Fabrizio Rasera, di Rovereto Insieme.

In questa situazione Andreolli aveva individuato nella competizione elettorale a Rovereto l’occasione per marcare l’autorità del partito e far vedere come i rapporti con la Margherita si devono gestire attraverso comportamenti univoci. Scelta disastrosa: il partito roveretano ha nicchiato e gli elettori lo hanno mandato a quel paese.

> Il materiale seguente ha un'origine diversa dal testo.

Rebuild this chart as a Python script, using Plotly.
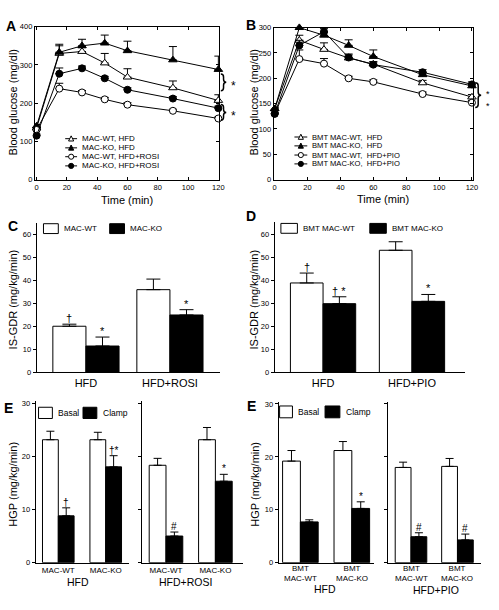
import plotly.graph_objects as go

W, H = 499, 610
FONT = "Liberation Sans, Arial, sans-serif"

# ---------------- data ----------------
time_min = [0, 15, 30, 45, 60, 90, 120]

a_wt_hfd = [135, 330, 335, 305, 268, 240, 207]
a_wt_hfd_err = [4, 20, 10, 25, 22, 18, 15]
a_ko_hfd = [140, 333, 350, 357, 337, 313, 288]
a_ko_hfd_err = [4, 21, 17, 21, 25, 35, 35]
a_wt_rosi = [130, 238, 228, 210, 196, 180, 160]
a_wt_rosi_err = [4, 14, 5, 5, 5, 4, 4]
a_ko_rosi = [115, 277, 291, 265, 235, 212, 187]
a_ko_rosi_err = [4, 15, 6, 5, 5, 5, 5]
a_names = ["MAC-WT, HFD", "MAC-KO, HFD", "MAC-WT, HFD+ROSI", "MAC-KO, HFD+ROSI"]

b_wt_hfd = [140, 275, 257, 240, 228, 191, 163]
b_wt_hfd_err = [3, 10, 13, 8, 5, 5, 5]
b_ko_hfd = [140, 300, 285, 265, 243, 207, 185]
b_ko_hfd_err = [3, 5, 5, 11, 13, 5, 5]
b_wt_pio = [130, 238, 229, 200, 193, 169, 152]
b_wt_pio_err = [3, 18, 10, 4, 4, 4, 4]
b_ko_pio = [130, 265, 292, 241, 227, 212, 188]
b_ko_pio_err = [3, 10, 6, 5, 5, 5, 5]
b_names = ["BMT MAC-WT,\u00a0 HFD", "BMT MAC-KO,\u00a0 HFD",
           "BMT MAC-WT,\u00a0 HFD+PIO", "BMT MAC-KO,\u00a0 HFD+PIO"]

c_groups = ["HFD", "HFD+ROSI"]
c_wt = [20.1, 36.0]
c_wt_err = [0.9, 4.6]
c_ko = [11.5, 25.0]
c_ko_err = [3.9, 2.3]
c_marks_wt = ["†", ""]
c_marks_ko = ["*", "*"]

d_groups = ["HFD", "HFD+PIO"]
d_wt = [38.9, 53.1]
d_wt_err = [4.3, 3.7]
d_ko = [29.9, 30.9]
d_ko_err = [3.0, 3.0]
d_marks_wt = ["†", ""]
d_marks_ko = ["† *", "*"]

e1_groups = ["MAC-WT", "MAC-KO"]
e1_hfd_basal = [23.1, 23.1]
e1_hfd_basal_err = [1.6, 1.4]
e1_hfd_clamp = [8.8, 18.0]
e1_hfd_clamp_err = [1.5, 2.1]
e1_hfd_marks = ["†", "†*"]
e1_rosi_basal = [18.3, 23.1]
e1_rosi_basal_err = [1.3, 2.3]
e1_rosi_clamp = [5.0, 15.3]
e1_rosi_clamp_err = [0.75, 1.3]
e1_rosi_marks = ["#", "*"]

e2_groups = ["BMT<br>MAC-WT", "BMT<br>MAC-KO"]
e2_hfd_basal = [19.2, 21.2]
e2_hfd_basal_err = [2.0, 1.7]
e2_hfd_clamp = [7.7, 10.25]
e2_hfd_clamp_err = [0.4, 1.25]
e2_hfd_marks = ["", "*"]
e2_pio_basal = [18.0, 18.2]
e2_pio_basal_err = [1.0, 1.5]
e2_pio_clamp = [4.9, 4.3]
e2_pio_clamp_err = [0.75, 1.1]
e2_pio_marks = ["#", "#"]


def PX(x):
    return x / W


def PY(y):
    return 1 - y / H


fig = go.Figure()
shapes = []
annos = []


def txt(x, y, s, size, bold=False, angle=0, xanchor="center", yanchor="middle"):
    annos.append(dict(x=PX(x), y=PY(y), xref="paper", yref="paper", text=s,
                      showarrow=False, textangle=angle, xanchor=xanchor, yanchor=yanchor,
                      font=dict(family=FONT, size=size, color="black",
                                weight="bold" if bold else "normal")))


# --------------- line panels ---------------
def add_line(x, y, err, sym, fill, xa, ya):
    fig.add_trace(go.Scatter(
        x=x, y=y, mode="lines+markers", xaxis=xa, yaxis=ya, showlegend=False, cliponaxis=False,
        line=dict(color="black", width=1),
        marker=dict(symbol=sym, size=7 if sym == "circle" else 7.5, color=fill,
                    line=dict(color="black", width=1)),
        error_y=dict(type="data", array=err, arrayminus=[0] * len(err), symmetric=False,
                     color="black", thickness=1, width=4)))


line_specs = [("triangle-up", "white"), ("triangle-up", "black"), ("circle", "white"), ("circle", "black")]
for (s, f), yv, ev in zip(line_specs, [a_wt_hfd, a_ko_hfd, a_wt_rosi, a_ko_rosi],
                          [a_wt_hfd_err, a_ko_hfd_err, a_wt_rosi_err, a_ko_rosi_err]):
    add_line(time_min, yv, ev, s, f, "x", "y")
for (s, f), yv, ev in zip(line_specs, [b_wt_hfd, b_ko_hfd, b_wt_pio, b_ko_pio],
                          [b_wt_hfd_err, b_ko_hfd_err, b_wt_pio_err, b_ko_pio_err]):
    add_line(time_min, yv, ev, s, f, "x2", "y2")


# --------------- bar panels ---------------
def add_bars(cats, basal, berr, clamp, cerr, xa, ya, w, cap, marks_w=None, marks_k=None, msize=10):
    xi = list(range(len(cats)))
    fig.add_trace(go.Bar(x=xi, y=basal, width=[w] * len(xi), offset=[-w] * len(xi),
                         xaxis=xa, yaxis=ya, showlegend=False,
                         marker=dict(color="white", line=dict(color="black", width=1)),
                         error_y=dict(type="data", array=berr, arrayminus=[0] * len(xi), symmetric=False,
                                      color="black", thickness=1, width=cap)))
    fig.add_trace(go.Bar(x=xi, y=clamp, width=[w] * len(xi), offset=[0] * len(xi),
                         xaxis=xa, yaxis=ya, showlegend=False,
                         marker=dict(color="black", line=dict(color="black", width=1)),
                         error_y=dict(type="data", array=cerr, arrayminus=[0] * len(xi), symmetric=False,
                                      color="black", thickness=1, width=cap)))
    for marks, vals, errs, off in [(marks_w, basal, berr, -w / 2), (marks_k, clamp, cerr, w / 2)]:
        if not marks:
            continue
        for i, m in enumerate(marks):
            if m:
                annos.append(dict(x=i + off, y=vals[i] + errs[i], xref=xa, yref=ya, text=m,
                                  showarrow=False, yanchor="bottom", yshift=-2,
                                  font=dict(family=FONT, size=msize, color="black")))


add_bars(c_groups, c_wt, c_wt_err, c_ko, c_ko_err, "x3", "y3", 0.394, 7, c_marks_wt, c_marks_ko, 11)
add_bars(d_groups, d_wt, d_wt_err, d_ko, d_ko_err, "x4", "y4", 0.367, 7, d_marks_wt, d_marks_ko, 11)
add_bars(e1_groups, e1_hfd_basal, e1_hfd_basal_err, e1_hfd_clamp, e1_hfd_clamp_err, "x5", "y5",
         0.333, 4, None, e1_hfd_marks)
add_bars(e1_groups, e1_rosi_basal, e1_rosi_basal_err, e1_rosi_clamp, e1_rosi_clamp_err, "x6", "y6",
         0.34, 4, None, e1_rosi_marks)
add_bars(e2_groups, e2_hfd_basal, e2_hfd_basal_err, e2_hfd_clamp, e2_hfd_clamp_err, "x7", "y7",
         0.346, 4, None, e2_hfd_marks)
add_bars(e2_groups, e2_pio_basal, e2_pio_basal_err, e2_pio_clamp, e2_pio_clamp_err, "x8", "y8",
         0.34, 4, None, e2_pio_marks)

# two-line category labels of the BMT panels, placed under their bars
for xa in ["x7", "x8"]:
    for i, lab in enumerate(e2_groups):
        annos.append(dict(x=i, y=PY(578), xref=xa, yref="paper", text=lab, showarrow=False,
                          yanchor="middle", font=dict(family=FONT, size=8, color="black")))

# --------------- axes ---------------
tickf = dict(family=FONT, size=7.5, color="black")


def box_axes(xl, xr, yt, yb, xr_, yr_, ydt):
    common = dict(showline=True, linecolor="black", linewidth=1, mirror="ticks", ticks="inside",
                  ticklen=3, tickcolor="black", showgrid=False, zeroline=False, tickfont=tickf)
    xa = dict(domain=[PX(xl), PX(xr)], range=xr_, tickmode="array", tickvals=list(range(0, 121, 20)), **common)
    ya = dict(domain=[PY(yb), PY(yt)], range=yr_, dtick=ydt, tick0=0, **common)
    return xa, ya


def bar_axes(xl, xr, yt, yb, xr_, yr_, cats, ylabels=True, xfont=11, ydt=10, xlabels=True):
    xa = dict(domain=[PX(xl), PX(xr)], range=xr_, showline=True, linecolor="black", linewidth=1,
              ticks="", showgrid=False, zeroline=False, tickmode="array",
              tickvals=list(range(len(cats))), ticktext=cats, showticklabels=xlabels,
              tickfont=dict(family=FONT, size=xfont, color="black"))
    ya = dict(domain=[PY(yb), PY(yt)], range=yr_, showline=True, linecolor="black", linewidth=1,
              ticks="outside", ticklen=3, tickcolor="black", showgrid=False, zeroline=False,
              dtick=ydt, tick0=0, showticklabels=ylabels, tickfont=tickf)
    return xa, ya


xa1, ya1 = box_axes(34.3, 221, 23, 178.3, [-1.1, 120.65], [0, 400], 100)
xa2, ya2 = box_axes(276, 478, 24, 178.3, [-0.6, 120.8], [0, 300], 50)
xa3, ya3 = bar_axes(36, 222, 222, 374, [-0.588, 1.6], [0, 65.1], c_groups)
xa4, ya4 = bar_axes(277, 470, 221, 374, [-0.544, 1.6], [0, 65.5], d_groups)
xa5, ya5 = bar_axes(35, 130, 403, 567, [-0.479, 1.5], [0, 30.37], e1_groups, True, 8)
xa6, ya6 = bar_axes(143, 245, 403, 567, [-0.48, 1.56], [0, 30.37], e1_groups, False, 8)
xa7, ya7 = bar_axes(281, 378, 404, 567, [-0.423, 1.44], [0, 30.37], e2_groups, True, 8, xlabels=False)
xa8, ya8 = bar_axes(392, 486, 404, 567, [-0.489, 1.51], [0, 30.37], e2_groups, False, 8, xlabels=False)


# --------------- line legends (drawn) ---------------
def leg_line(x0, x1, y, sym, fill, label, size):
    shapes.append(dict(type="line", xref="paper", yref="paper", x0=PX(x0), x1=PX(x1), y0=PY(y), y1=PY(y),
                       line=dict(color="black", width=1)))
    cx = (x0 + x1) / 2
    r = 2.6
    if sym == "circle":
        shapes.append(dict(type="circle", xref="paper", yref="paper", x0=PX(cx - r), x1=PX(cx + r),
                           y0=PY(y + r), y1=PY(y - r), fillcolor=fill, line=dict(color="black", width=1)))
    else:
        p = "M {},{} L {},{} L {},{} Z".format(PX(cx - r), PY(y + r * 0.9), PX(cx + r), PY(y + r * 0.9),
                                              PX(cx), PY(y - r * 1.1))
        shapes.append(dict(type="path", xref="paper", yref="paper", path=p, fillcolor=fill,
                           line=dict(color="black", width=1)))
    txt(x1 + 3, y, label, size, xanchor="left")


for (s, f), nm, yy in zip(line_specs, a_names, [136.7, 146, 155, 164.3]):
    leg_line(65, 77, yy, s, f, nm, 8)
for (s, f), nm, yy in zip(line_specs, b_names, [135, 144, 153.3, 162.3]):
    leg_line(297, 310, yy, s, f, nm, 7.6)


# --------------- bar legends (drawn) ---------------
def leg_box(x0, x1, yt, yb, fill, label, size):
    shapes.append(dict(type="rect", xref="paper", yref="paper", x0=PX(x0), x1=PX(x1), y0=PY(yb), y1=PY(yt),
                       fillcolor=fill, line=dict(color="black", width=1)))
    txt(x1 + 4, (yt + yb) / 2, label, size, xanchor="left")


leg_box(43, 58, 223, 233, "white", "MAC-WT", 8)
leg_box(110, 125, 223, 233, "black", "MAC-KO", 8)
leg_box(283.3, 300, 222.7, 232.7, "white", "BMT MAC-WT", 8)
leg_box(373.3, 390, 222.7, 232.7, "black", "BMT MAC-KO", 8)
leg_box(38, 52, 409.3, 420.7, "white", "Basal", 8.5)
leg_box(83, 97, 409.3, 420.7, "black", "Clamp", 8.5)
leg_box(282, 295, 408, 420, "white", "Basal", 8.5)
leg_box(328, 343, 408, 420, "black", "Clamp", 8.5)


# --------------- braces ---------------
def brace(x0, x1, yt, yb):
    xm = (x0 + x1) / 2
    ym = (yt + yb) / 2
    d = 3
    P = lambda x, y: "{:.5f},{:.5f}".format(PX(x), PY(y))
    path = ("M " + P(x0, yt) + " Q " + P(xm, yt) + " " + P(xm, yt + d) + " L " + P(xm, ym - d) +
            " Q " + P(xm, ym) + " " + P(x1, ym) + " Q " + P(xm, ym) + " " + P(xm, ym + d) +
            " L " + P(xm, yb - d) + " Q " + P(xm, yb) + " " + P(x0, yb))
    shapes.append(dict(type="path", xref="paper", yref="paper", path=path, line=dict(color="black", width=1.5)))


brace(222.5, 228, 71, 88)
brace(222.5, 228, 102, 118)
txt(231, 83, "*", 12, xanchor="left")
txt(231, 114, "*", 12, xanchor="left")
brace(480, 486, 80, 105)
txt(489, 97, "*<br>*", 9, xanchor="left")

# --------------- titles / labels ---------------
txt(12, 100, "Blood glucose (mg/dl)", 11, angle=-90)
txt(128, 199, "Time (min)", 11)
txt(256, 100, "Blood glucose (mg/dl)", 11, angle=-90)
txt(387, 198, "Time (min)", 11)
txt(12, 300, "IS-GDR (mg/kg/min)", 11, angle=-90)
txt(256, 300, "IS-GDR (mg/kg/min)", 11, angle=-90)
txt(12, 487, "HGP (mg/kg/min)", 11, angle=-90)
txt(257, 487, "HGP (mg/kg/min)", 11, angle=-90)
txt(78, 587, "HFD", 10.5)
txt(187, 587, "HFD+ROSI", 10.5)
txt(328, 594, "HFD", 10.5)
txt(440, 595, "HFD+PIO", 10.5)

txt(10, 22, "A", 14, bold=True)
txt(253, 21, "B", 14, bold=True)
txt(12, 225, "C", 14, bold=True)
txt(253, 215, "D", 14, bold=True)
txt(8, 410, "E", 14, bold=True)
txt(254, 408, "E", 14, bold=True)

fig.update_layout(
    width=W, height=H, autosize=False, margin=dict(l=0, r=0, t=0, b=0),
    paper_bgcolor="white", plot_bgcolor="white", barmode="overlay",
    font=dict(family=FONT, color="black"),
    xaxis=xa1, yaxis=ya1, xaxis2=xa2, yaxis2=ya2, xaxis3=xa3, yaxis3=ya3, xaxis4=xa4, yaxis4=ya4,
    xaxis5=xa5, yaxis5=ya5, xaxis6=xa6, yaxis6=ya6, xaxis7=xa7, yaxis7=ya7, xaxis8=xa8, yaxis8=ya8,
    shapes=shapes, annotations=annos, showlegend=False,
)
for i in range(1, 9):
    sfx = "" if i == 1 else str(i)
    fig.layout["xaxis" + sfx]["anchor"] = "y" + sfx
    fig.layout["yaxis" + sfx]["anchor"] = "x" + sfx

fig.write_html(
    "out.html",
    config={"displayModeBar": False},
    post_script="document.body.style.margin='0';document.body.style.padding='0';"
                "document.documentElement.style.overflow='hidden';document.body.style.overflow='hidden';",
)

Ed ecco che ora il segretario, invece di avviare una riflessione, ha deciso di usare il pugno di ferro. All’ultima direzione dei Ds toni durissimi, parole inusitate: invettive di stampo leghista contro il culturame roveretano (gli intellettuali di sinistra come Fabrizio Rasera, per il secondo anno il più votato in Consiglio), minacce di imminente tabula rasa. Una visione minimale del partito, localmente appiattito su Dellai, che sopravvive per inerzia, come pallido riflesso del livello nazionale; attraverso un personale che sappia crearsi una popolarità da bar, a suon di pacche sulle spalle e partite alla morra.

E così, mentre nella Margherita si discute su come riavviare un rapporto più maturo con la sinistra, quest’ultima regredisce. Il centrosinistra tutto rischia quindi di perdere un altro treno. In Trentino, come per altri versi in Italia.

Speriamo, per tutti, che sia solo una dinamica passeggera.